▶ **GIVEN PROBLEM**: Only the lines from the start of the data to the line containing "Chart.register(...registerables);", both included, should be output, exactly and without pictures.

** START **

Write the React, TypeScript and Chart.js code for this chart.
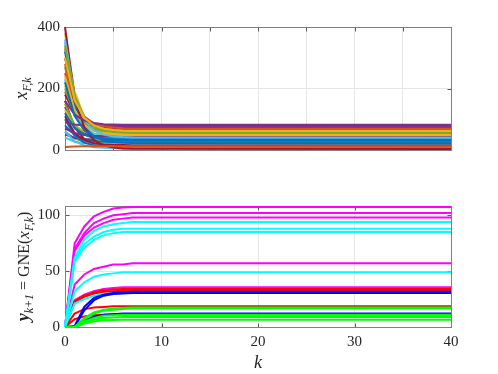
import React, { useEffect, useRef } from "react";
import { Chart, registerables } from "chart.js";
Chart.register(...registerables);

const FONT = "'Liberation Serif', 'DejaVu Serif', serif";
const TEXT = "#262626";

// ---------- Top panel: x_{F,k} ----------
const topK = [0, 1, 2, 3, 4, 5, 6, 7, 40];
const topXTicks = [0, 5, 10, 15, 20, 25, 30, 35, 40];
const topYTicks = [0, 200, 400];
const topColors = ["#0072BD", "#D95319", "#EDB120", "#7E2F8E", "#77AC30", "#4DBEEE", "#A2142F"];
const topSeries: number[][] = [
  [220, 110, 63, 44, 36, 32, 31, 30, 30],
  [10, 11, 12, 12, 12, 12, 12, 12, 12],
  [300, 162, 104, 80, 69, 65, 63, 62, 62],
  [160, 115, 96, 88, 84, 83, 82, 82, 82],
  [340, 175, 105, 76, 64, 59, 57, 56, 55],
  [360, 174, 96, 64, 50, 44, 42, 41, 40],
  [400, 170, 73, 32, 15, 8, 5, 4, 3],
  [120, 71, 50, 41, 38, 36, 35, 35, 35],
  [280, 158, 107, 86, 77, 73, 71, 70, 70],
  [240, 129, 82, 62, 54, 50, 49, 48, 48],
  [90, 83, 80, 79, 78, 78, 78, 78, 78],
  [200, 118, 83, 69, 62, 60, 59, 58, 58],
  [60, 28, 15, 9, 7, 6, 5, 5, 5],
  [180, 119, 94, 83, 78, 76, 76, 75, 75],
  [320, 147, 74, 44, 31, 26, 24, 23, 22],
  [250, 143, 98, 79, 71, 67, 66, 65, 65],
  [380, 189, 108, 74, 60, 54, 52, 51, 50],
  [70, 55, 49, 46, 45, 44, 44, 44, 44],
  [150, 79, 50, 37, 32, 30, 29, 28, 28],
  [230, 119, 72, 52, 44, 40, 39, 38, 38],
  [110, 55, 32, 22, 18, 16, 16, 15, 15],
  [100, 47, 24, 15, 11, 9, 9, 8, 8],
  [330, 173, 108, 80, 68, 64, 61, 61, 60],
  [130, 81, 60, 51, 48, 46, 45, 45, 45],
  [50, 40, 36, 34, 34, 33, 33, 33, 33],
  [270, 144, 90, 68, 59, 55, 53, 52, 52],
  [40, 27, 22, 20, 19, 18, 18, 18, 18],
  [300, 165, 109, 85, 75, 71, 69, 69, 68],
  [80, 48, 35, 29, 27, 26, 25, 25, 25],
  [190, 122, 93, 81, 76, 74, 73, 72, 72],
  [210, 113, 72, 54, 47, 44, 43, 42, 42],
  [140, 80, 54, 44, 39, 37, 37, 36, 36],
  [60, 37, 27, 23, 21, 21, 20, 20, 20],
  [350, 162, 83, 50, 36, 30, 28, 27, 26],
  [160, 73, 36, 21, 15, 12, 11, 10, 10],
];

// ---------- Bottom panel: y_{k+1} = GNE(x_{F,k}) ----------
const botK = [0, 1, 2, 3, 4, 5, 6, 7, 8, 40];
const botXTicks = [0, 10, 20, 30, 40];
const botYTicks = [0, 50, 100];
const botColors = [
  "#00FF00", "#00FF00", "#00FF00", "#00FF00", "#00FF00",
  "#0000FF", "#0000FF", "#0000FF",
  "#00FFFF", "#00FFFF", "#00FFFF", "#00FFFF", "#00FFFF",
  "#FF0000", "#FF0000", "#FF0000", "#FF0000",
  "#FF00FF", "#FF00FF", "#FF00FF", "#FF00FF", "#FF00FF",
];
const botSeries: number[][] = [
  [0, 0, 8, 13, 15.5, 16.5, 17, 17.5, 17.5, 17.5],
  [0, 0, 7, 12, 14.5, 15.5, 16, 16.5, 16.5, 16.5],
  [0, 0, 5, 8, 10, 10.5, 11, 11, 11, 11],
  [0, 0, 4, 6.5, 8, 8.5, 9, 9, 9, 9],
  [0, 0, 3, 5, 6, 6.3, 6.5, 6.5, 6.5, 6.5],
  [0, 1, 18, 26, 29, 30.5, 31, 31.5, 31.5, 31.5],
  [0, 0, 15, 24, 28, 29.5, 30, 30.5, 30.5, 30.5],
  [0, 0, 6, 9, 11, 11.5, 12, 12, 12, 12],
  [0, 62, 78, 86, 90, 92, 93, 94, 94, 94],
  [0, 60, 74, 81, 85, 87, 88, 88, 88, 88],
  [0, 58, 71, 78, 82, 84, 85, 85, 85, 85],
  [0, 32, 40, 45, 47, 48, 49, 49, 49, 49],
  [0, 21, 25, 28, 29.5, 30, 30.5, 30.5, 30.5, 30.5],
  [0, 23, 28, 31, 33, 33.5, 34, 34, 34, 34],
  [0, 22, 27, 30, 31.5, 32, 32.5, 32.5, 32.5, 32.5],
  [0, 12, 16, 17.5, 18, 18.5, 18.5, 18.5, 18.5, 18.5],
  [0, 7, 9.5, 10.5, 11, 11.5, 11.5, 11.5, 11.5, 11.5],
  [0, 75, 90, 99, 103, 106, 107, 107.5, 107.5, 107.5],
  [0, 70, 84, 93, 97, 100, 101, 102, 102, 102],
  [0, 68, 82, 89, 93, 96, 97, 98, 98, 98],
  [0, 38, 47, 52, 54, 56, 56, 57, 57, 57],
  [0, 24, 29, 32, 34, 35, 35.5, 35.5, 35.5, 35.5],
];

type Piece = { t: string; font: string; dy?: number };

function drawPieces(ctx: CanvasRenderingContext2D, pieces: Piece[], cx: number, cy: number, rotate: boolean) {
  ctx.save();
  ctx.translate(cx, cy);
  if (rotate) ctx.rotate(-Math.PI / 2);
  let total = 0;
  for (const p of pieces) {
    ctx.font = p.font;
    total += ctx.measureText(p.t).width;
  }
  let x = -total / 2;
  ctx.fillStyle = TEXT;
  ctx.textAlign = "left";
  ctx.textBaseline = "alphabetic";
  for (const p of pieces) {
    ctx.font = p.font;
    ctx.fillText(p.t, x, p.dy || 0);
    x += ctx.measureText(p.t).width;
  }
  ctx.restore();
}

function framePlugin(xt: number[], yt: number[]) {
  return {
    id: "frame",
    beforeDatasetsDraw(chart: any) {
      const { ctx, chartArea: a, scales } = chart;
      ctx.save();
      const L = Math.round(a.left) + 0.5;
      const R = Math.round(a.right) + 0.5;
      const T = Math.round(a.top) + 0.5;
      const B = Math.round(a.bottom) + 0.5;
      ctx.strokeStyle = "#5a5a5a";
      ctx.lineWidth = 1;
      ctx.beginPath();
      for (const v of xt) {
        const px = Math.round(scales.x.getPixelForValue(v)) + 0.5;
        ctx.moveTo(px, B);
        ctx.lineTo(px, B - 4);
        ctx.moveTo(px, T);
        ctx.lineTo(px, T + 4);
      }
      for (const v of yt) {
        const py = Math.round(scales.y.getPixelForValue(v)) + 0.5;
        ctx.moveTo(L, py);
        ctx.lineTo(L + 4, py);
        ctx.moveTo(R, py);
        ctx.lineTo(R - 4, py);
      }
      ctx.stroke();
      ctx.strokeStyle = "#808080";
      ctx.strokeRect(L, T, R - L, B - T);
      ctx.restore();
    },
  };
}

function titlePlugin(draw: (ctx: CanvasRenderingContext2D, a: any) => void) {
  return {
    id: "titles",
    afterDraw(chart: any) {
      draw(chart.ctx, chart.chartArea);
    },
  };
}

function baseOptions(opts: {
  ymax: number;
  xt: number[];
  yt: number[];
  showX: boolean;
  padTop: number;
  xHeight: number;
}) {
  return {
    responsive: false,
    animation: false as const,
    devicePixelRatio: 1,
    layout: { padding: { left: 0, right: 47, top: opts.padTop, bottom: 0 } },
    plugins: { legend: { display: false }, tooltip: { enabled: false } },
    elements: { point: { radius: 0 }, line: { tension: 0, borderWidth: 2 } },
    scales: {
      x: {
        type: "linear" as const,
        min: 0,
        max: 40,
        afterBuildTicks: (s: any) => {
          s.ticks = opts.xt.map((v) => ({ value: v }));
        },
        afterFit: (s: any) => {
          s.height = opts.xHeight;
        },
        ticks: {
          display: opts.showX,
          padding: 6,
          color: TEXT,
          font: { family: FONT, size: 15 },
          maxRotation: 0,
        },
        grid: { color: "#e6e6e6", drawTicks: false, lineWidth: 1 },
        border: { display: false },
      },
      y: {
        type: "linear" as const,
        min: 0,
        max: opts.ymax,
        afterBuildTicks: (s: any) => {
          s.ticks = opts.yt.map((v) => ({ value: v }));
        },
        afterFit: (s: any) => {
          s.width = 65;
        },
        ticks: { padding: 5, color: TEXT, font: { family: FONT, size: 15 } },
        grid: { color: "#e6e6e6", drawTicks: false, lineWidth: 1 },
        border: { display: false },
      },
    },
  };
}

export default function App() {
  const topRef = useRef<HTMLCanvasElement>(null);
  const botRef = useRef<HTMLCanvasElement>(null);

  useEffect(() => {
    const topData = topSeries.map((s, i) => ({
      data: s.map((v, j) => ({ x: topK[j], y: v })),
      borderColor: topColors[i % topColors.length],
      borderWidth: 2,
      pointRadius: 0,
      fill: false,
      clip: 1,
    }));
    const top = new Chart(topRef.current!, {
      type: "line",
      data: { datasets: topData as any },
      options: baseOptions({ ymax: 400, xt: topXTicks, yt: topYTicks, showX: false, padTop: 27, xHeight: 37 }) as any,
      plugins: [
        framePlugin(topXTicks, topYTicks),
        titlePlugin((ctx, a) => {
          const cy = (a.top + a.bottom) / 2;
          drawPieces(
            ctx,
            [
              { t: "x", font: `italic 18px ${FONT}` },
              { t: "F,k", font: `italic 12px ${FONT}`, dy: 4 },
            ],
            27,
            cy,
            true
          );
        }),
      ],
    });

    const botData = botSeries.map((s, i) => ({
      data: s.map((v, j) => ({ x: botK[j], y: v })),
      borderColor: botColors[i],
      borderWidth: 2,
      pointRadius: 0,
      fill: false,
      clip: 2,
    }));
    const bot = new Chart(botRef.current!, {
      type: "line",
      data: { datasets: botData as any },
      options: baseOptions({ ymax: 108.3, xt: botXTicks, yt: botYTicks, showX: true, padTop: 19, xHeight: 47 }) as any,
      plugins: [
        framePlugin(botXTicks, botYTicks),
        titlePlugin((ctx, a) => {
          const cy = (a.top + a.bottom) / 2;
          drawPieces(
            ctx,
            [
              { t: "y", font: `bold italic 18px ${FONT}` },
              { t: "k+1", font: `italic 12px ${FONT}`, dy: 4 },
              { t: " = GNE(", font: `16px ${FONT}` },
              { t: "x", font: `italic 17px ${FONT}` },
              { t: "F,k", font: `italic 12px ${FONT}`, dy: 4 },
              { t: ")", font: `16px ${FONT}` },
            ],
            29,
            cy,
            true
          );
          drawPieces(ctx, [{ t: "k", font: `italic 18px ${FONT}` }], (a.left + a.right) / 2, 181, false);
        }),
      ],
    });

    return () => {
      top.destroy();
      bot.destroy();
    };
  }, []);

  return (
    <div style={{ position: "fixed", left: 0, top: 0, width: 498, height: 374, background: "#fff" }}>
      <canvas ref={topRef} width={498} height={187} style={{ position: "absolute", left: 0, top: 0, width: 498, height: 187 }} />
      <canvas ref={botRef} width={498} height={187} style={{ position: "absolute", left: 0, top: 187, width: 498, height: 187 }} />
    </div>
  );
}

** END **

▶ **RESULT**:
Write the React, TypeScript and Chart.js code for this chart.
import React, { useEffect, useRef } from "react";
import { Chart, registerables } from "chart.js";
Chart.register(...registerables);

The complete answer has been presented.